◆ The task ◆
Word for word, extract the first line of the records below and each line after it, up to and including the line with "import plotly.graph_objects as go". Pictures are left out.

◆ Source code of charts ◆
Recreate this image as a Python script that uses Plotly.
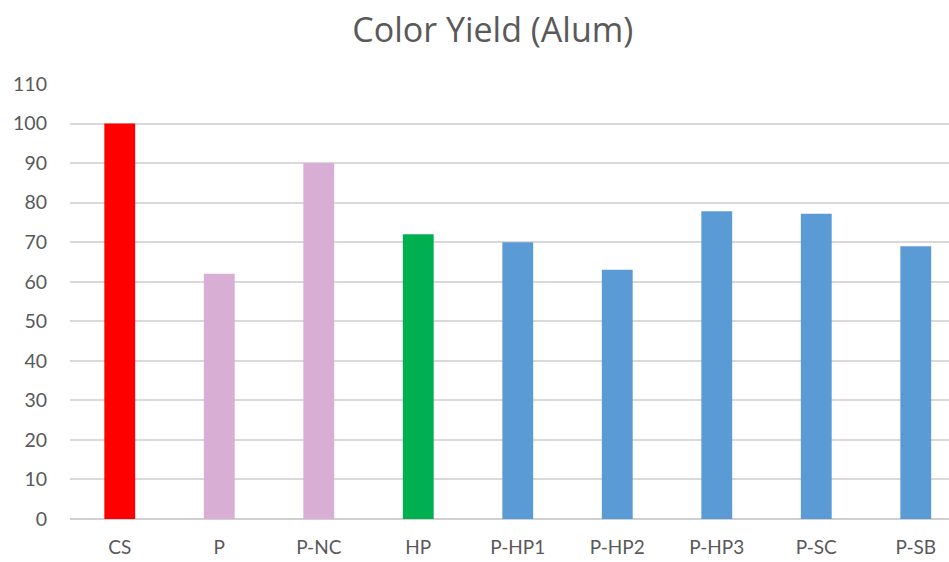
import plotly.graph_objects as go

# Color yield values per sample (alum mordant)
samples = ["CS", "P", "P-NC", "HP", "P-HP1", "P-HP2", "P-HP3", "P-SC", "P-SB"]
color_yield = [100, 62, 90, 72, 70, 63, 77.8, 77.2, 69]
bar_colors = ["#FF0000", "#D8AED5", "#D8AED5", "#00B050",
              "#5B9BD5", "#5B9BD5", "#5B9BD5", "#5B9BD5", "#5B9BD5"]
y_ticks = list(range(0, 111, 10))

fig = go.Figure(
    go.Bar(
        x=list(range(len(samples))),
        y=color_yield,
        marker=dict(color=bar_colors, line=dict(width=0)),
        width=0.31,
        hoverinfo="x+y",
    )
)

fig.update_layout(
    width=949,
    height=562,
    paper_bgcolor="white",
    plot_bgcolor="white",
    margin=dict(l=70, r=0, t=84, b=43),
    showlegend=False,
    font=dict(family="Lato, 'Open Sans', sans-serif", color="#595959"),
    title=dict(
        text="Color Yield (Alum)",
        x=0.481,
        xref="paper",
        xanchor="center",
        y=0.947,
        yref="container",
        yanchor="middle",
        font=dict(family="'Open Sans', sans-serif", size=34, color="#595959"),
    ),
)

fig.update_xaxes(
    range=[-0.5, 8.334],
    tickmode="array",
    tickvals=list(range(len(samples))),
    ticktext=samples,
    showgrid=False,
    zeroline=False,
    showline=False,
    ticks="",
    tickfont=dict(size=19, color="#595959"),
    ticklabelstandoff=15,
)

fig.update_yaxes(
    range=[0, 110],
    tickmode="array",
    tickvals=y_ticks,
    showgrid=True,
    gridcolor="#D9D9D9",
    gridwidth=1.5,
    zeroline=True,
    zerolinecolor="#D0D0D0",
    zerolinewidth=2,
    showline=False,
    ticks="",
    tickfont=dict(size=19.5, color="#595959"),
    ticklabelstandoff=22,
)

fig.write_html("out.html")
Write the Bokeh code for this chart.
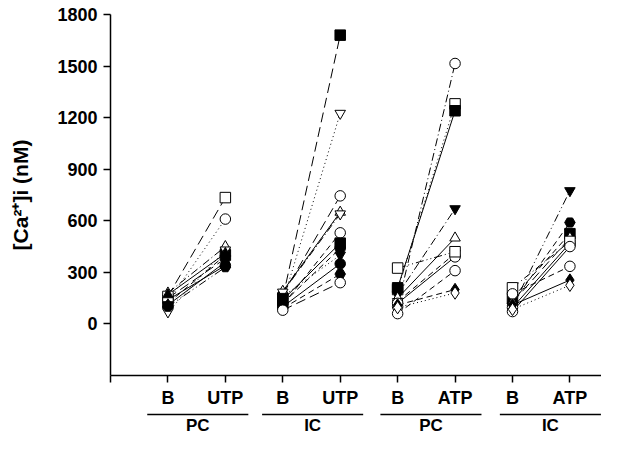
from bokeh.plotting import figure
from bokeh.models import Range1d, FixedTicker
from bokeh.layouts import column
from bokeh.core.properties import value
from bokeh.embed import file_html
from bokeh.resources import INLINE

# ---- data ----
conditions = ["B", "UTP", "B", "UTP", "B", "ATP", "B", "ATP"]
groups = ["PC", "IC", "PC", "IC"]
y_ticks = [0, 300, 600, 900, 1200, 1500, 1800]

# group 1: PC, UTP
pc_utp_basal = [140, 130, 150, 180, 120, 160, 110, 70, 100, 170]
pc_utp_stim = [340, 610, 380, 450, 400, 735, 360, 430, 330, 410]
# group 2: IC, UTP
ic_utp_basal = [150, 130, 170, 190, 185, 110, 140, 120, 160, 100, 90, 80]
ic_utp_stim = [1680, 1225, 745, 650, 640, 530, 470, 440, 400, 350, 290, 240]
# group 3: PC, ATP
pc_atp_basal = [100, 200, 210, 170, 150, 130, 120, 60, 110, 95, 325]
pc_atp_stim = [1515, 1280, 1240, 670, 500, 410, 390, 310, 200, 180, 420]
# group 4: IC, ATP
ic_atp_basal = [100, 120, 150, 125, 95, 210, 175, 110, 72, 85]
ic_atp_stim = [775, 590, 525, 500, 470, 480, 335, 255, 450, 225]

# ---- styles ----
DOT = "1 3"
LDASH = "10 5"
MDASH = "6 4"
DDOT = "8 3 1 3"
DDDOT = "8 3 1 3 1 3"
SOLID = "solid"

g1_style = [("circle", True, SOLID), ("circle", False, DOT), ("inverted_triangle", True, LDASH),
            ("triangle", False, DDOT), ("square", True, MDASH), ("square", False, LDASH),
            ("diamond", True, SOLID), ("inverted_triangle", False, DOT), ("hex", True, DDDOT),
            ("triangle", True, SOLID)]
g2_style = [("square", True, LDASH), ("inverted_triangle", False, DOT), ("circle", False, LDASH),
            ("triangle", False, SOLID), ("inverted_triangle", False, DDOT), ("circle", False, MDASH),
            ("square", True, SOLID), ("circle", True, MDASH), ("inverted_triangle", True, DOT),
            ("circle", True, SOLID), ("hex", True, MDASH), ("circle", False, LDASH)]
g3_style = [("circle", False, DDOT), ("square", False, DOT), ("square", True, SOLID),
            ("inverted_triangle", True, DDOT), ("triangle", False, SOLID), ("inverted_triangle", False, MDASH),
            ("circle", False, SOLID), ("circle", False, MDASH), ("diamond", True, MDASH),
            ("diamond", False, DOT), ("square", False, DDDOT)]
g4_style = [("inverted_triangle", True, DDDOT), ("hex", True, MDASH), ("square", True, MDASH),
            ("triangle", False, LDASH), ("circle", False, SOLID), ("square", False, DDOT),
            ("circle", False, MDASH), ("diamond", True, SOLID), ("circle", False, SOLID),
            ("diamond", False, DOT)]

series = [(pc_utp_basal, pc_utp_stim, g1_style),
          (ic_utp_basal, ic_utp_stim, g2_style),
          (pc_atp_basal, pc_atp_stim, g3_style),
          (ic_atp_basal, ic_atp_stim, g4_style)]

FONT = "Liberation Sans"
W = 601
LEFT = 110
x_range = Range1d(0, 8.55)

p = figure(width=W, height=410, output_backend="svg", toolbar_location=None,
           x_range=x_range, y_range=Range1d(-300, 1800),
           min_border_left=LEFT, min_border_right=0, min_border_top=14, min_border_bottom=30)
p.outline_line_color = None
p.xgrid.visible = False
p.ygrid.visible = False

# lines first
for gi, (basal, stim, style) in enumerate(series):
    xb, xs = 2 * gi + 1, 2 * gi + 2
    for b, s, (m, filled, dash) in zip(basal, stim, style):
        p.line([xb, xs], [b, s], line_color="black", line_width=1, line_dash=dash)
# markers
for gi, (basal, stim, style) in enumerate(series):
    xb, xs = 2 * gi + 1, 2 * gi + 2
    for b, s, (m, filled, dash) in zip(basal, stim, style):
        p.scatter([xb, xs], [b, s], marker=m, size=10.5 if m != "diamond" else 12.5,
                  fill_color="black" if filled else "white", line_color="black", line_width=1)

# axes
for ax in (p.xaxis, p.yaxis):
    ax.minor_tick_line_color = None
    ax.major_tick_out = 7
    ax.major_tick_in = 0
    ax.axis_line_color = "black"
    ax.axis_line_width = 1.5
    ax.major_tick_line_color = "black"
    ax.major_tick_line_width = 1.5
    ax.major_label_text_font = FONT
    ax.major_label_text_font_style = "bold"
    ax.major_label_text_font_size = "18px"
    ax.major_label_text_color = "black"

p.yaxis.ticker = FixedTicker(ticks=y_ticks)
p.yaxis.major_label_standoff = 6
p.yaxis.axis_label = "[Ca²⁺]i (nM)"
p.yaxis.axis_label_text_font = FONT
p.yaxis.axis_label_text_font_style = "bold"
p.yaxis.axis_label_text_font_size = "21px"
p.yaxis.axis_label_text_color = "black"
p.yaxis.axis_label_standoff = 22

p.xaxis.ticker = FixedTicker(ticks=list(range(0, 9)))
p.xaxis.major_label_overrides = {0: ""} | {i + 1: c for i, c in enumerate(conditions)}
p.xaxis.major_label_standoff = 5

# ---- group labels with underlines (strip below the main plot) ----
H2 = 26
q = figure(width=W, height=H2, output_backend="svg", toolbar_location=None,
           x_range=x_range, y_range=Range1d(H2, 0), x_axis_type=None, y_axis_type=None,
           min_border_left=LEFT, min_border_right=0, min_border_top=0, min_border_bottom=0)
q.outline_line_color = None
q.xgrid.visible = False
q.ygrid.visible = False

centers = [1.52, 3.52, 5.58, 7.66]
half = 0.88
q.segment(x0=[c - half for c in centers], x1=[c + half for c in centers],
          y0=[4] * 4, y1=[4] * 4, line_color="black", line_width=1.5)
q.text(x=centers, y=[5.5] * 4, text=groups, text_align="center", text_baseline="top",
       text_font=value(FONT), text_font_style="bold", text_font_size="17px", text_color="black")

layout = column(p, q, spacing=0)
open("out.html", "w").write(file_html(layout, INLINE))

◆ Expected answer ◆
Recreate this image as a Python script that uses Plotly.
import plotly.graph_objects as go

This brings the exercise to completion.